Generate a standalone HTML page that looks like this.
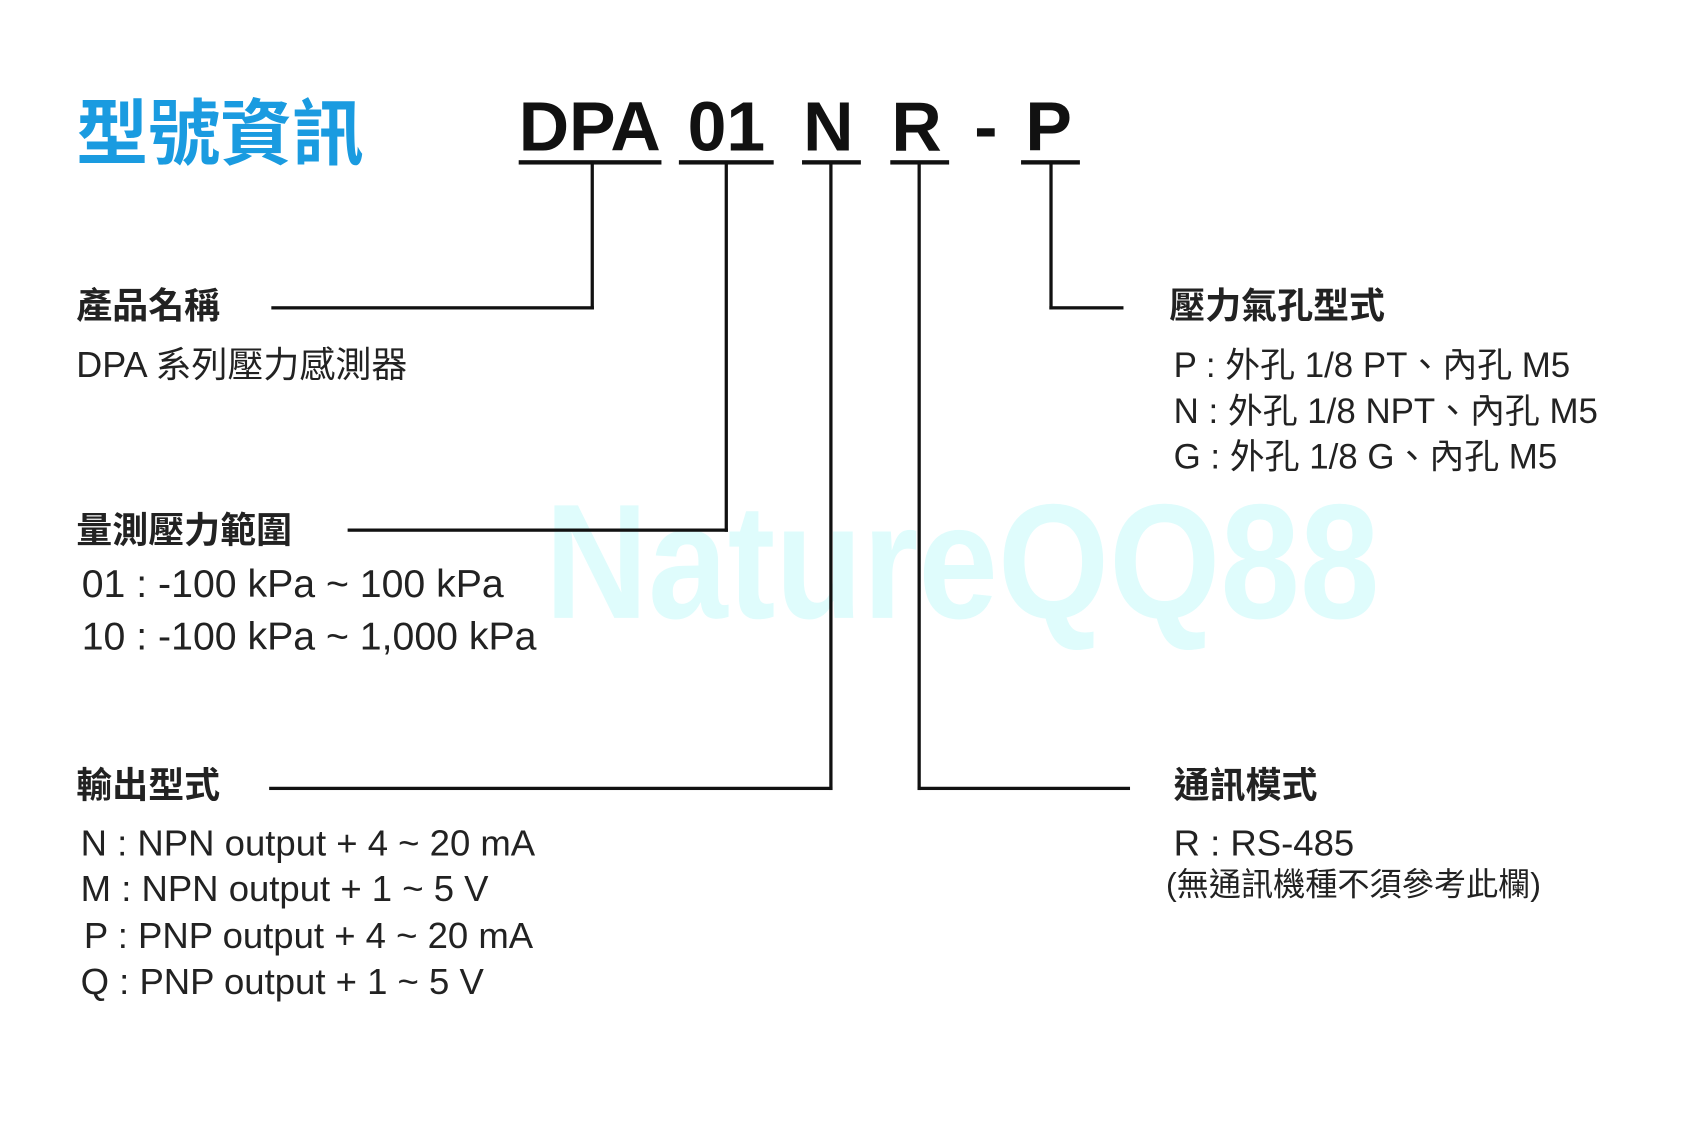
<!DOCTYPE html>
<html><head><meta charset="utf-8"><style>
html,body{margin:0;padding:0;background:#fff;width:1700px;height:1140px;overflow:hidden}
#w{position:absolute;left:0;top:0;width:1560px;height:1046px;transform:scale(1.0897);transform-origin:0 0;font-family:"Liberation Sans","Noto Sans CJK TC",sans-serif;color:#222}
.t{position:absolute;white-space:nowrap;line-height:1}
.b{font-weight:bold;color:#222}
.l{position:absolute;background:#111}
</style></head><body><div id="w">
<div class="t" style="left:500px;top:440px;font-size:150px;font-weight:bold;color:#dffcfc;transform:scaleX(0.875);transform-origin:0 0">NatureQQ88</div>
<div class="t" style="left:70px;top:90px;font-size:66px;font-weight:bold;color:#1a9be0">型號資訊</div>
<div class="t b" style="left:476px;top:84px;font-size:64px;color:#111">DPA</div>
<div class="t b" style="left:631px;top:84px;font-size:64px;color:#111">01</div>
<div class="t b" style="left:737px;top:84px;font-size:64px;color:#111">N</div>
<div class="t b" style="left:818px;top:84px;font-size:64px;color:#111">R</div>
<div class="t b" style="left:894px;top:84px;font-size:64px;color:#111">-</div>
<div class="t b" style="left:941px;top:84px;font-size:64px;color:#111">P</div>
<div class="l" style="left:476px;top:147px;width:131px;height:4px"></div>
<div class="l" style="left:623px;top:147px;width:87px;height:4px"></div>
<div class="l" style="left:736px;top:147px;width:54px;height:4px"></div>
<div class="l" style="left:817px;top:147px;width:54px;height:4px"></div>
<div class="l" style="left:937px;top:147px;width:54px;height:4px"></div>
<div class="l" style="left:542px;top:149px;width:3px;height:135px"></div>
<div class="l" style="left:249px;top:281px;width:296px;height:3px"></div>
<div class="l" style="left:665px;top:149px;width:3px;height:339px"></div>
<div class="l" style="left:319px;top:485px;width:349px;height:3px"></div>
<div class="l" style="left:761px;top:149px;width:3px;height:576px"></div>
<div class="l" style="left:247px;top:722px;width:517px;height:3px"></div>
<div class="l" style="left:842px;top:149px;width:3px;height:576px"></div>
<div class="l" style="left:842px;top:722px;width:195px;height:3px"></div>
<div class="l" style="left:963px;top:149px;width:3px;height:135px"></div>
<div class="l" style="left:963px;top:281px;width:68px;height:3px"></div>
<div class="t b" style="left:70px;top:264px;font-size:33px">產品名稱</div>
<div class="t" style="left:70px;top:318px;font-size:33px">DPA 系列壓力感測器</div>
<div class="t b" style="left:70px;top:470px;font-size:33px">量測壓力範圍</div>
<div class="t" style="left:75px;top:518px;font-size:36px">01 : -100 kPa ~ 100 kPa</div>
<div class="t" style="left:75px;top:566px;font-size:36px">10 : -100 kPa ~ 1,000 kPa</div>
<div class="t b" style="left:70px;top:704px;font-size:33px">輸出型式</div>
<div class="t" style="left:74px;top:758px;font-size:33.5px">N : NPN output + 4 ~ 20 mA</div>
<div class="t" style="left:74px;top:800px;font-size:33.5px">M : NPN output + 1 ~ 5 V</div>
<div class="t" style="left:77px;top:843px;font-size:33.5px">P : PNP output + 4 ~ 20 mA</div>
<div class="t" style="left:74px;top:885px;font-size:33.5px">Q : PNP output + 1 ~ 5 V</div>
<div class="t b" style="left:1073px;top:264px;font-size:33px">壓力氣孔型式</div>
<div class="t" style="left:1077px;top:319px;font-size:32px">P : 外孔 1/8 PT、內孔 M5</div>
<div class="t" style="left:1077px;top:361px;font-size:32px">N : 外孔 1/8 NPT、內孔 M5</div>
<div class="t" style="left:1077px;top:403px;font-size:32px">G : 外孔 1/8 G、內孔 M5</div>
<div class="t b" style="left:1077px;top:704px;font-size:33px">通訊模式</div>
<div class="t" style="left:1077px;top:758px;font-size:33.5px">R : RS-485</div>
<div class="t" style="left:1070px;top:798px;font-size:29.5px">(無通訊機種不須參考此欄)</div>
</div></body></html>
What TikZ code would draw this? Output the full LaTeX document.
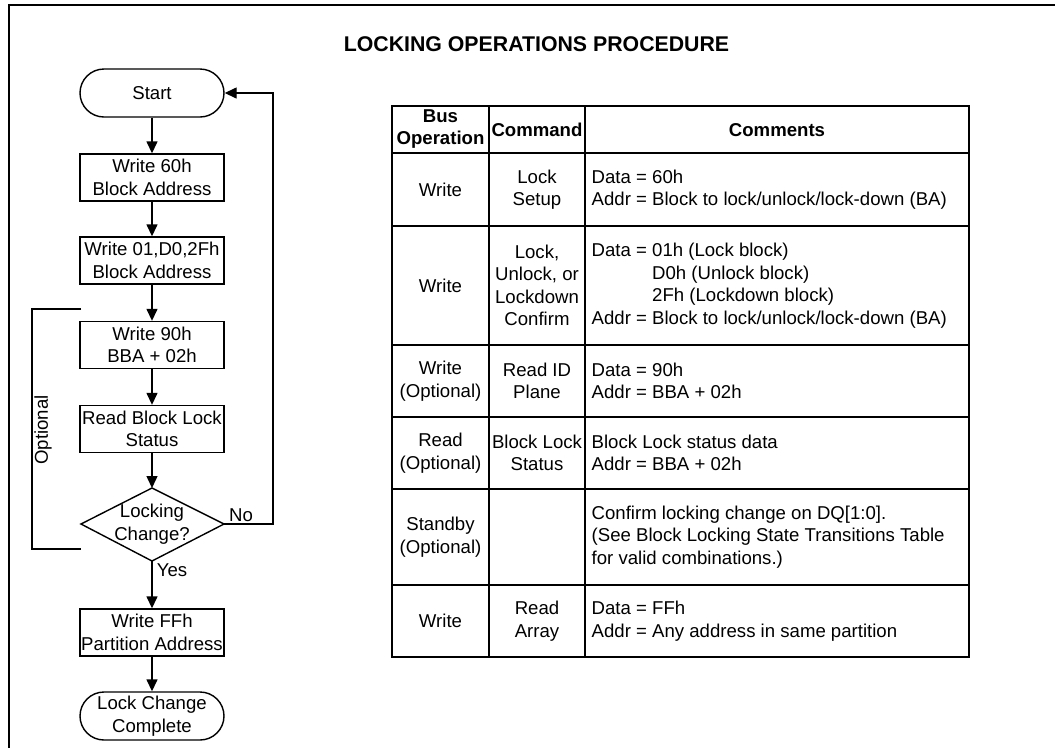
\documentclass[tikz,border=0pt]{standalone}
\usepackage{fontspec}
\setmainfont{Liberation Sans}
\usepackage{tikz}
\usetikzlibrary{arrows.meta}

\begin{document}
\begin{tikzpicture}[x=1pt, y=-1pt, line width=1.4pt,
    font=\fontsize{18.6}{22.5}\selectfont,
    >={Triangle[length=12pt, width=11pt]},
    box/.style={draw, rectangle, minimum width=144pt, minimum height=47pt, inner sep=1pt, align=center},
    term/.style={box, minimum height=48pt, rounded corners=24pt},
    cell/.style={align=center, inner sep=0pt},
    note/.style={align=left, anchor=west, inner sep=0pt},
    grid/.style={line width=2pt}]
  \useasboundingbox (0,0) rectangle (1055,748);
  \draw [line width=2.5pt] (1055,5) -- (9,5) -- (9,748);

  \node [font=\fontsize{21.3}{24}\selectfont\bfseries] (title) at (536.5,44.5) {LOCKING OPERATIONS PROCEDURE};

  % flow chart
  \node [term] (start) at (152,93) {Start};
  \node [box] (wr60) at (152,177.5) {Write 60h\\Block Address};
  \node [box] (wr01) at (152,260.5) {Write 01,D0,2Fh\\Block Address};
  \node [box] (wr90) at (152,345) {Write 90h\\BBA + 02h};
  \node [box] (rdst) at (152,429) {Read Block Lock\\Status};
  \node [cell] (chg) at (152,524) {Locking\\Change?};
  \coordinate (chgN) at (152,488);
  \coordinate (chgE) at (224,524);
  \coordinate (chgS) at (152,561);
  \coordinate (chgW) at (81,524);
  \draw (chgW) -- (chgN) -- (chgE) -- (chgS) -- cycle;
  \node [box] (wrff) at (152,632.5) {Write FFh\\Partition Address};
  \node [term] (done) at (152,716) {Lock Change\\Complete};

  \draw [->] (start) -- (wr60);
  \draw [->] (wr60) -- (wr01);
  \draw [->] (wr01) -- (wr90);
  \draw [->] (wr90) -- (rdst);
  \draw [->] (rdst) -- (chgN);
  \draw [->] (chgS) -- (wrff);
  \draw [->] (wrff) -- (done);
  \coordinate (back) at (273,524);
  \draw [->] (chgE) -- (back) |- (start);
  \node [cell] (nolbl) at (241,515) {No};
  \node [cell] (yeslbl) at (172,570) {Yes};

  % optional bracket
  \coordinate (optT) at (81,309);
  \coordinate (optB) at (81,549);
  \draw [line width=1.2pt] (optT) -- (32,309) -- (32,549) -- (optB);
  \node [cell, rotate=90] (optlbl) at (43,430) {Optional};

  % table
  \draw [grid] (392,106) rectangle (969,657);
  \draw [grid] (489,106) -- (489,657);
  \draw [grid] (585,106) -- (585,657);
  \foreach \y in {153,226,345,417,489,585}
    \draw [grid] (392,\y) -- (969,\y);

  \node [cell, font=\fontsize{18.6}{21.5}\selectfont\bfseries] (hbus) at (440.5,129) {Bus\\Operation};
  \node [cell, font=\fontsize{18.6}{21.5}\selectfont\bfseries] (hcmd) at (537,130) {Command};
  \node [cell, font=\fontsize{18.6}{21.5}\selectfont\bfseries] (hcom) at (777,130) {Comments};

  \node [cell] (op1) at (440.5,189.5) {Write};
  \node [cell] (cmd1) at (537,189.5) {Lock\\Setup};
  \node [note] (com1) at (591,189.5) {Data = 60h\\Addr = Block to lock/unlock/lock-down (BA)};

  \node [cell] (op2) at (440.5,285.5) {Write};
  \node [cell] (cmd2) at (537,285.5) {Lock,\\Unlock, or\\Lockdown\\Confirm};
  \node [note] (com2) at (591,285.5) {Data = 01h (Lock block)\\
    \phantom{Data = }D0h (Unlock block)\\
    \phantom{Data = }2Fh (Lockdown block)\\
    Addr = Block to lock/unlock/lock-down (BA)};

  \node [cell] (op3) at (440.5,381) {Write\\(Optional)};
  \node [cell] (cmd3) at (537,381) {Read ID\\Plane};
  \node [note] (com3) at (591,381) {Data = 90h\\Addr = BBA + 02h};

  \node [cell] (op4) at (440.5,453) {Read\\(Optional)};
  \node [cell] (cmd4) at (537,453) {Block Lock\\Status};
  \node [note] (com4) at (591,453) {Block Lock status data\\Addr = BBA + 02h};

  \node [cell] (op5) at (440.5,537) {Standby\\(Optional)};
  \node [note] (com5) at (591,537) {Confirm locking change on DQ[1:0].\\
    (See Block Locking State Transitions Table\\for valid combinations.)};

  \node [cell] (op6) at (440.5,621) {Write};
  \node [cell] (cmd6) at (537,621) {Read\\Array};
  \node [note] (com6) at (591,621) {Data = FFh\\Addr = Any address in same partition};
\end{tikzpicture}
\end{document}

### Written exercise
From the entries above, return each line with the word "standalone" in it.

### Written answer
Generate a standalone HTML page that looks like this.
\documentclass[tikz,border=0pt]{standalone}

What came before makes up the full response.